The frequency of names starting with vowels vs. consonants over time

The data set babynames provides all names for US babies from 1880-2017. Using this resources, I want to determine the frequency of names starting with vowels vs. consonants over time

I believe the amount of names starting with constants will exceedingly surpass individuals names starting with vowels.

The first step is to load all of my packages

library(tidyverse)
## ── Attaching packages ─────────────────────────────────────── tidyverse 1.3.2 ──
## ✔ ggplot2 3.3.6     ✔ purrr   0.3.4
## ✔ tibble  3.1.8     ✔ dplyr   1.0.9
## ✔ tidyr   1.2.0     ✔ stringr 1.4.1
## ✔ readr   2.1.2     ✔ forcats 0.5.2
## ── Conflicts ────────────────────────────────────────── tidyverse_conflicts() ──
## ✖ dplyr::filter() masks stats::filter()
## ✖ dplyr::lag()    masks stats::lag()
library(babynames)
library(ggthemes)

The first step is to determine first letters in all the names.

baby_first_letter <- babynames %>%
  mutate(first_letter = substr(name, 1,1)) 

I then filtered the first letter into vowels and directed a,e,i,o,u to be refferd to as vowels

baby_first_letter %>% 
  filter(first_letter %in% c("A", "E", "I", "O", "U")) -> vowels


vowels %>% 
  group_by(year, first_letter) %>% 
  summarize(total = sum(n)) %>% 
  ggplot(aes(year, total, color = first_letter)) + geom_line()
## `summarise()` has grouped output by 'year'. You can override using the
## `.groups` argument.

The data arranges the baby’s first letter by one of the five vowels and plots it

baby_first_letter %>% 
  filter(first_letter %in% c("B","C","D", "F", "G", "H", "J","K", "L", "M", "N","P", "Q", "R", "S", "T", "V", "W", "X", "Y", "Z")) -> constants

I then filtered to 21 constants and directed them to be titled as constants

constants %>% 
  group_by(year, first_letter) %>% 
  summarize(total = sum(n)) %>% 
  ggplot(aes(year, total, color = first_letter)) + geom_line()
## `summarise()` has grouped output by 'year'. You can override using the
## `.groups` argument.

The data arranges the baby’s first letter by one of the 21 consonants and plots the seperate individual letters

Next I will plot the vowels and consonants together

vowels %>% 
  mutate(type = "vowel") -> vowels

constants %>% 
  mutate(type = "constants") -> constants

vowels %>% 
  full_join(constants) -> grouped
## Joining, by = c("year", "sex", "name", "n", "prop", "first_letter", "type")

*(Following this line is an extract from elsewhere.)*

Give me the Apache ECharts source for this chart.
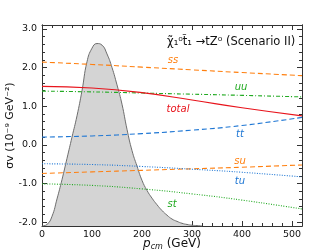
<!DOCTYPE html>
<html><head><meta charset="utf-8">
<script src="https://cdn.jsdelivr.net/npm/echarts@6/dist/echarts.min.js"></script>
<style>html,body{margin:0;padding:0;background:#fff}#c{width:336px;height:252px}</style>
</head><body><div id="c"></div>
<script>
// line series, sampled in p_cm (GeV)
const lineX = [0, 100, 200, 300, 400, 520];
const ss    = [2.14, 2.08, 2.01, 1.94, 1.87, 1.79];
const uu    = [1.39, 1.37, 1.34, 1.31, 1.28, 1.24];
const total = [1.51, 1.47, 1.35, 1.16, 0.96, 0.75];
const tt    = [0.20, 0.23, 0.29, 0.38, 0.50, 0.71];
const su    = [-0.74, -0.70, -0.66, -0.62, -0.58, -0.52];
const tu    = [-0.49, -0.51, -0.56, -0.63, -0.71, -0.83];
const st    = [-1.01, -1.05, -1.14, -1.27, -1.43, -1.66];
// shaded distribution
const distX = [0,10,20,30,40,50,60,70,80,90,100,110,120,130,140,150,160,170,180,190,200,210,220,230,240,250,260,270,280,290,300,310,320];
const distY = [-2.10,-2.06,-1.85,-1.40,-0.90,-0.35,0.20,0.75,1.40,2.15,2.50,2.62,2.58,2.35,2.00,1.55,1.05,0.40,-0.15,-0.55,-0.92,-1.18,-1.38,-1.55,-1.70,-1.82,-1.92,-1.98,-2.03,-2.06,-2.08,-2.09,-2.10];
// ticks
const yMajor = [-2, -1, 0, 1, 2, 3];
const yMinor = [];
for (let i = -10; i <= 15; i++) { if (i % 5 !== 0) yMinor.push(+(i * 0.2).toFixed(1)); }
const labels = ['ss', 'uu', 'total', 'tt', 'su', 'tu', 'st'];

const ORANGE = '#ff7f0e', GREEN = '#22aa22', RED = '#e8141c', BLUE = '#1f77d4';
const YMIN = -2.1, YMAX = 3.1;
const pairs = a => lineX.map((x, i) => [x, a[i]]);
const chart = echarts.init(document.getElementById('c'));
const axisCol = '#333';
function yAx(pos, vals, len, showLabel) {
  return {
    type: 'value', position: pos, min: YMIN, max: YMAX,
    axisLine: { show: true, onZero: false, lineStyle: { color: axisCol, width: 1 } },
    axisTick: { show: true, inside: true, length: len, customValues: vals, lineStyle: { color: axisCol } },
    axisLabel: showLabel ? { show: true, customValues: yMajor, formatter: v => v.toFixed(1), fontFamily: 'DejaVu Sans', fontSize: 9.5, color: '#111', margin: 5 } : { show: false },
    splitLine: { show: false }
  };
}
function lineS(name, data, color, type, width) {
  return { type: 'line', name, data: pairs(data), smooth: true, symbol: 'none', z: 5,
    lineStyle: { color, type, width: width || 1.1 } };
}
const opt = {
  animation: false,
  grid: { left: 42, right: 34, top: 25, bottom: 26, outerBoundsMode: 'none', containLabel: false },
  xAxis: [
    { type: 'value', min: 0, max: 520, interval: 100, position: 'bottom',
      axisLine: { show: true, onZero: false, lineStyle: { color: axisCol } },
      axisTick: { show: true, inside: true, length: 5, lineStyle: { color: axisCol } },
      minorTick: { show: true, splitNumber: 5, length: 3, lineStyle: { color: axisCol } },
      axisLabel: { fontFamily: 'DejaVu Sans', fontSize: 9.5, color: '#111', margin: 4, showMaxLabel: false },
      splitLine: { show: false },
      name: '{i|p}{s|cm} (GeV)', nameLocation: 'middle', nameGap: 11, nameMoveOverlap: false,
      nameTextStyle: { fontFamily: 'DejaVu Sans', fontSize: 12, color: '#111', verticalAlign: 'top',
        rich: { i: { fontFamily: 'DejaVu Sans', fontStyle: 'italic', fontSize: 12, color: '#111' },
                s: { fontFamily: 'DejaVu Sans', fontStyle: 'italic', fontSize: 8, color: '#111', padding: [6, 0, 0, 0] } } } },
    { type: 'value', min: 0, max: 520, interval: 100, position: 'top',
      axisLine: { show: true, onZero: false, lineStyle: { color: axisCol } },
      axisTick: { show: true, inside: true, length: 5, lineStyle: { color: axisCol } },
      minorTick: { show: true, splitNumber: 5, length: 3, lineStyle: { color: axisCol } },
      axisLabel: { show: false }, splitLine: { show: false } }
  ],
  yAxis: [
    Object.assign(yAx('left', yMajor, 5, true), {
      name: 'σv (10⁻⁹ GeV⁻²)', nameLocation: 'middle', nameGap: 26, nameRotate: 90, nameMoveOverlap: false,
      nameTextStyle: { fontFamily: 'DejaVu Sans', fontSize: 11, color: '#111' } }),
    yAx('left', yMinor, 3, false),
    yAx('right', yMajor, 5, false),
    yAx('right', yMinor, 3, false)
  ],
  series: [
    { type: 'line', data: distX.map((x, i) => [x, distY[i]]), smooth: true, symbol: 'none', z: 2,
      lineStyle: { color: '#6e6e6e', width: 1 }, areaStyle: { color: '#d4d4d4', opacity: 1, origin: 'start' } },
    lineS('ss', ss, ORANGE, [5, 3]),
    lineS('uu', uu, GREEN, [4, 2, 1, 2]),
    lineS('total', total, RED, 'solid', 1.2),
    lineS('tt', tt, BLUE, [5, 3]),
    lineS('su', su, ORANGE, [5, 3]),
    lineS('tu', tu, BLUE, [1, 1.5]),
    lineS('st', st, GREEN, [1, 1.5])
  ],
  graphic: [
    { type: 'text', left: 167, top: 36, z: 100, style: { text: 'χ̃₁⁰t̃₁ →tZ⁰ (Scenario II)', font: '11.5px "DejaVu Sans"', fill: '#111' } }
  ]
};
const labPos = { ss: [173, 60, ORANGE], uu: [241, 87, GREEN], total: [178, 109, RED], tt: [240, 134, BLUE], su: [240, 161, ORANGE], tu: [240, 181, BLUE], st: [172, 204, GREEN] };
labels.forEach(l => {
  const p = labPos[l];
  opt.graphic.push({ type: 'text', x: p[0], y: p[1], z: 100, style: { text: l, font: 'italic 10px "DejaVu Sans"', fill: p[2], align: 'center', verticalAlign: 'middle' } });
});
chart.setOption(opt);
</script></body></html>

I then added a new column to group the 21 consonants and titled the group constants so the 21 separate letters would group together. Next, I added a new column to the 5 vowels and labeled the group vowels. After, I joined the constants group and vowels andplotted them together.

vowels %>% 
  group_by(year, type) %>% 
  summarize(total = sum(n)) -> vowels_per_year
## `summarise()` has grouped output by 'year'. You can override using the
## `.groups` argument.
grouped %>% 
  group_by(year, type) %>% 
  summarize(total = sum(n)) -> per_year
## `summarise()` has grouped output by 'year'. You can override using the
## `.groups` argument.

I then plotted the points together and separated the values into the same proportion so the data would be accurately depicted.

per_year <- per_year %>% 
  mutate(normal= case_when(type %in% "vowel" ~ total/5,
                           type%in% "constants" ~ total/21))

ggplot(per_year, aes(year, normal, color = type)) + geom_line()

The number of individuals with names starting with constants is significantly higher than those starting with a vowel. When the values are placed into the same proportion the constants in the mid to late 1900’s are significantly higher than names beginning with vowels. Recently, there has been a jump in individuals names starting with vowels.